The husband and wife team of William Roos and Audrey Kelley, writing as Kelley Roos, gave the mystery world one of several husband and wife teams. Jeff and Haila Troy join the ranks that include Nick & Nora Charles, Pam & Jerry North, Tommy & Tuppence Beresford, Pat & Jean Abbot, among others. The Troy stories are told from Haila's point of view--which offers the reader her hilarious inner monologues and running commentary on everything from her husband and married life to her thoughts on detective work in general. As with the previous two novels I've read by Roos, I enjoy the Troys' wit and interactions much more than that of the Abbots. Jean Abbot is much more insecure and her comments come across as jealous rather than playful when she notices Pat noticing other women. But the Troys are not quite the sophisticated New York couple that Pam & Jerry North are.
Ghost of a Chance (1947) is the sixth novel in the Troy series. Jeff and Haila have made a bit of a name for themselves in the amateur detecting business. Not that they're trying to...but they just keep getting mixed up in these things. They're spending a nice "quiet" evening at home listening to Haila's Aunt Ellie talk about everything and anything nonstop during her first ever visit to the big city when Jeff gets a phone call from Frank Lorimer, a perfect stranger, who wants to meet up with Jeff in a bar to tell him all about the lady he (Frank) knows who's about to get herself killed.
Of course, Haila wouldn't miss another mystery for anything and soon she and Jeff are traipsing all over New York City in the middle of a snow storm trying to meet up with Frank who keeps leaving messages that he's being watched and needs them to meet him at a different bar. Well, naturally, Frank gets himself bumped off and the rest of the story focuses on Jeff and Haila picking up the meager threads he left behind to piece together who the lady is and why someone wants to kill her.
Good banter for entertainment and the couple do make a nice detecting team. Roos generally sprinkles clues liberally throughout their books, thought this particular outing ranges a little more on the thriller side with all the chasing about town.
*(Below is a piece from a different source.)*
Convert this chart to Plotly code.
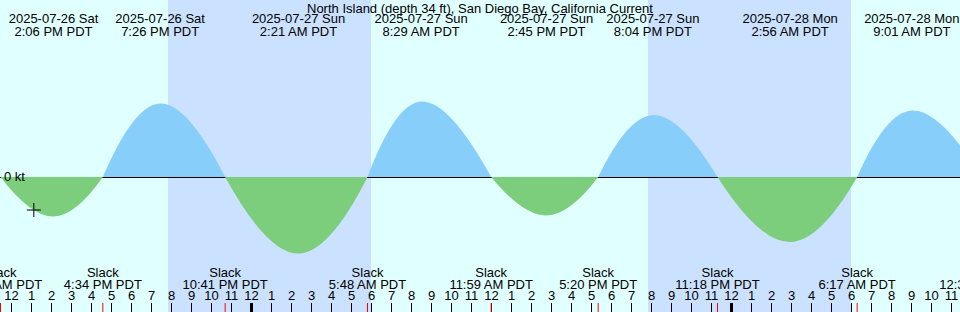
import pandas as pd
import plotly.graph_objects as go

# ---------------- data ----------------
title_text = "North Island (depth 34 ft), San Diego Bay, California Current"
view_start = "2025-07-26 11:25:30"
view_end = "2025-07-28 11:25:30"

# slack water times (current crosses 0 kt)
slack_times = [
    "2025-07-26 11:27", "2025-07-26 16:34", "2025-07-26 22:41",
    "2025-07-27 05:48", "2025-07-27 11:59", "2025-07-27 17:20",
    "2025-07-27 23:18", "2025-07-28 06:17", "2025-07-28 12:31",
]
# max ebb (negative) / max flood (positive) times and speeds (kt)
extreme_times = [
    "2025-07-26 14:06", "2025-07-26 19:26", "2025-07-27 02:21",
    "2025-07-27 08:29", "2025-07-27 14:45", "2025-07-27 20:04",
    "2025-07-28 02:56", "2025-07-28 09:01",
]
extreme_values = [-0.79, 1.47, -1.53, 1.51, -0.77, 1.24, -1.30, 1.33]

night_starts = ["2025-07-26 19:49:30", "2025-07-27 19:49:30"]
night_ends = ["2025-07-27 05:58:30", "2025-07-28 05:58:30"]

now_time = "2025-07-26 13:07"
now_value = -0.66
zero_label = "0 kt"

# ---------------- style ----------------
DAY = "#e0ffff"
NIGHT = "#cae1ff"
FLOOD = "#87cefa"
EBB = "#7ccd7c"
FONT = "Liberation Sans"
FS = 13
W, H = 960, 312
ZERO_PX = 177
PX_PER_KT = 50.0
y_hi = ZERO_PX / PX_PER_KT
y_lo = -(H - ZERO_PX) / PX_PER_KT

fig = go.Figure()

# current curve: one filled arch per half cycle
for i, (t, v) in enumerate(zip(extreme_times, extreme_values)):
    col = FLOOD if v > 0 else EBB
    fig.add_trace(go.Scatter(
        x=[slack_times[i], t, slack_times[i + 1]], y=[0, v, 0],
        mode="lines", line=dict(shape="spline", smoothing=1.3, width=0, color=col),
        fill="tozeroy", fillcolor=col, hoverinfo="skip", yaxis="y"))

# current-time marker
fig.add_trace(go.Scatter(
    x=[now_time], y=[now_value], mode="markers",
    marker=dict(symbol="cross-thin", size=10, line=dict(width=1, color="black"), color="black"),
    hoverinfo="skip"))

# ---- overlay (pixel) axis items: tick marks and labels ----
hours = pd.date_range("2025-07-26 11:00", "2025-07-28 12:00", freq="h")
reg_x, reg_y, mid_x, mid_y = [], [], [], []
for h in hours:
    if h.hour == 0:
        mid_x += [h, h, None]
        mid_y += [303, 312, None]
    else:
        reg_x += [h, h, None]
        reg_y += [303, 312, None]
fig.add_trace(go.Scatter(x=reg_x, y=reg_y, mode="lines", yaxis="y2",
                         line=dict(color="black", width=1), hoverinfo="skip"))
fig.add_trace(go.Scatter(x=mid_x, y=mid_y, mode="lines", yaxis="y2",
                         line=dict(color="black", width=3), hoverinfo="skip"))
sl_x, sl_y = [], []
for s in slack_times:
    sl_x += [s, s, None]
    sl_y += [303, 312, None]
fig.add_trace(go.Scatter(x=sl_x, y=sl_y, mode="lines", yaxis="y2",
                         line=dict(color="red", width=1), hoverinfo="skip"))

hour_labels = [str(h.hour % 12 or 12) for h in hours]


def text_row(xs, ys, texts):
    fig.add_trace(go.Scatter(
        x=xs, y=ys, mode="text", text=texts, yaxis="y2",
        textposition="middle center", cliponaxis=True,
        textfont=dict(family=FONT, size=FS, color="black"), hoverinfo="skip"))


text_row(list(hours), [296.7] * len(hours), hour_labels)

slack_ts = [pd.Timestamp(s) for s in slack_times]
text_row(slack_times, [273.8] * len(slack_times), ["Slack"] * len(slack_times))
text_row(slack_times, [285.3] * len(slack_times),
         [t.strftime("%-I:%M %p PDT") for t in slack_ts])

ext_ts = [pd.Timestamp(s) for s in extreme_times]
text_row(extreme_times, [19.5] * len(extreme_times),
         [t.strftime("%Y-%m-%d %a") for t in ext_ts])
text_row(extreme_times, [32.5] * len(extreme_times),
         [t.strftime("%-I:%M %p PDT") for t in ext_ts])

# ---- shapes: night bands and zero line ----
shapes = []
for a, b in zip(night_starts, night_ends):
    shapes.append(dict(type="rect", xref="x", yref="paper", x0=a, x1=b, y0=0, y1=1,
                       fillcolor=NIGHT, line=dict(width=0), layer="below"))
zy = 1 - (ZERO_PX + 0.5) / H
shapes.append(dict(type="line", xref="paper", yref="paper", x0=0, x1=1, y0=zy, y1=zy,
                   line=dict(color="black", width=1), layer="below"))

annotations = [
    dict(text=title_text, xref="paper", yref="paper", x=0.5, y=1 - 8 / H,
         xanchor="center", yanchor="middle", showarrow=False,
         font=dict(family=FONT, size=FS, color="black")),
    dict(text=zero_label, xref="paper", yref="paper", x=2 / W, y=1 - 176.2 / H,
         xanchor="left", yanchor="middle", showarrow=False,
         font=dict(family=FONT, size=FS, color="black")),
]

fig.update_layout(
    width=W, height=H, margin=dict(l=0, r=0, t=0, b=0, pad=0),
    paper_bgcolor=DAY, plot_bgcolor=DAY, showlegend=False,
    shapes=shapes, annotations=annotations,
    xaxis=dict(type="date", range=[view_start, view_end], visible=False, fixedrange=True),
    yaxis=dict(range=[y_lo, y_hi], visible=False, fixedrange=True),
    yaxis2=dict(range=[H, 0], overlaying="y", visible=False, fixedrange=True),
)

fig.write_html("out.html", config={"displayModeBar": False})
It also stretches one's belief a bit that just about everyone they meet seems to be in this giant conspiracy to murder one woman. Still, it is great fun and the book is worth price of admission for the section where Haila devises a disguise in order to confuse the baddie who is trailing her and then turns the tables and follows him in her new persona. And then when she goes to meet Jeff in the lobby of a ritzy hotel the house detective tries to hustle her out for toning down the place:
I gasped. If I hadn't gathered what the man meant, the mirror on the wall across the lobby would have told me. I still had on my snazzy Harlequins. The two spots of red stood out on my check like two red lamps. My painted mouth seemed to be saying, "C'mon up, big boy." And my high, high heels and sable coat were exactly what one of the girls would save for a week to buy....I didn't look cute and pixie as I had thought. I looked like the newest apprentice in the oldest profession in the world.